Monday, October 15, 2012

Why should entrepreneurial income be taxed less progressively than labor income?

Capital income is typically less taxed, and there are good theoretical reasons to do so. It has mostly to do with the fact that you do not want to discourage the accumulation of capital, which increases wages. You also want to encourage entrepreneurship, which has lead to various tax credits fro entrepreneurs (plus the fact they have an easier time under-reporting income if they are self-employed). But should entrepreneurial income be taxed as progressively as other income?

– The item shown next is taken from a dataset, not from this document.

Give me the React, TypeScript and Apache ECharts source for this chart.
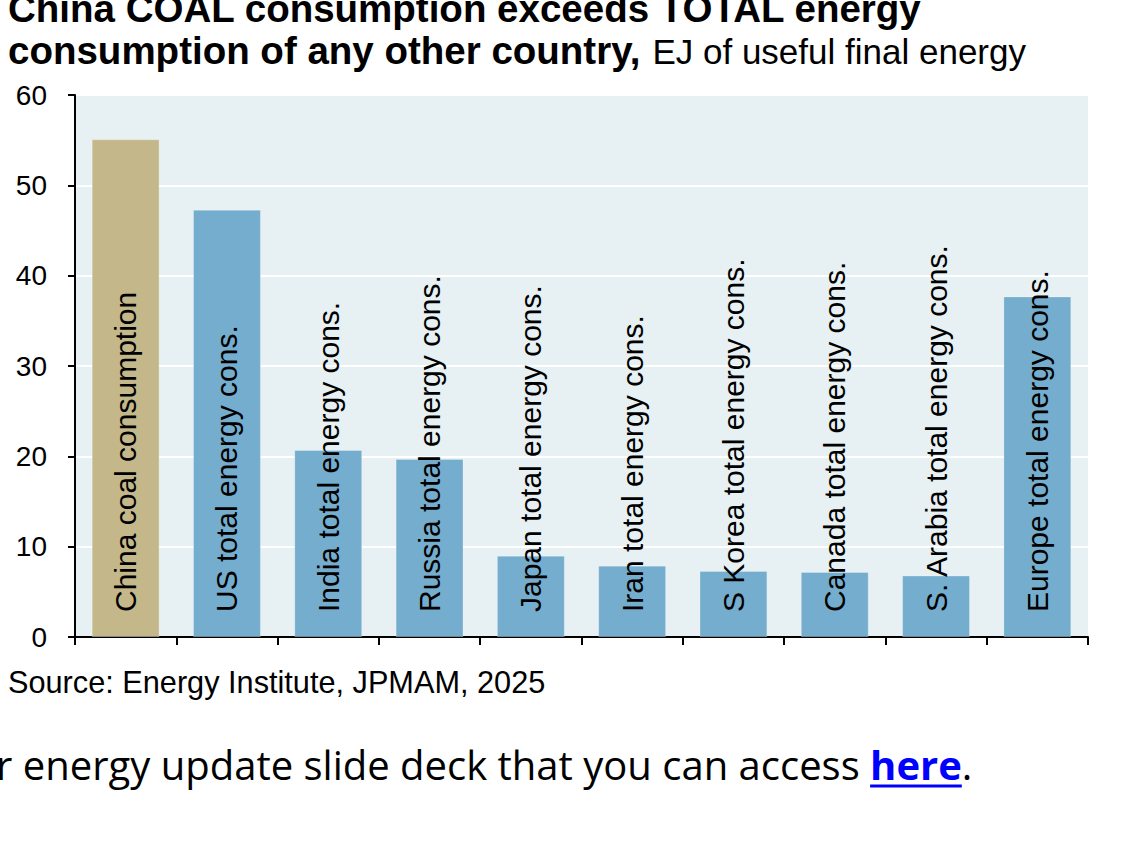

Florian Scheuer says no, and it should be less progressive, which is actually how it is in the data. Indeed, business taxation is less progressive than taxation of individuals. This makes sense according to Scheuer because of adverse selection on credit markets. The argument is as follows. Individuals choose whether to become regular workers or entrepreneurs. The latter are not all equally suited for the job, and they need credit. There is adverse selection on the credit markets which leads to cross-subsidization from good risks to bad risks. Thus, too many bad risks enter entrepreneurship. Having a flatter tax schedule reverses some of this cross-subsidization.

3 comments:

Anonymous said...

There is one thing that really puzzles me. How do you manage to regularly discuss NBER working papers weeks before they even appear on the NBER website?

DavidG said...

I think it's a mistake to conflate entrepreneurship with capital gains. They are not the same thing -- not always.

Economic Logician said...

Anonymous: NEP has them before anybody else, apparently.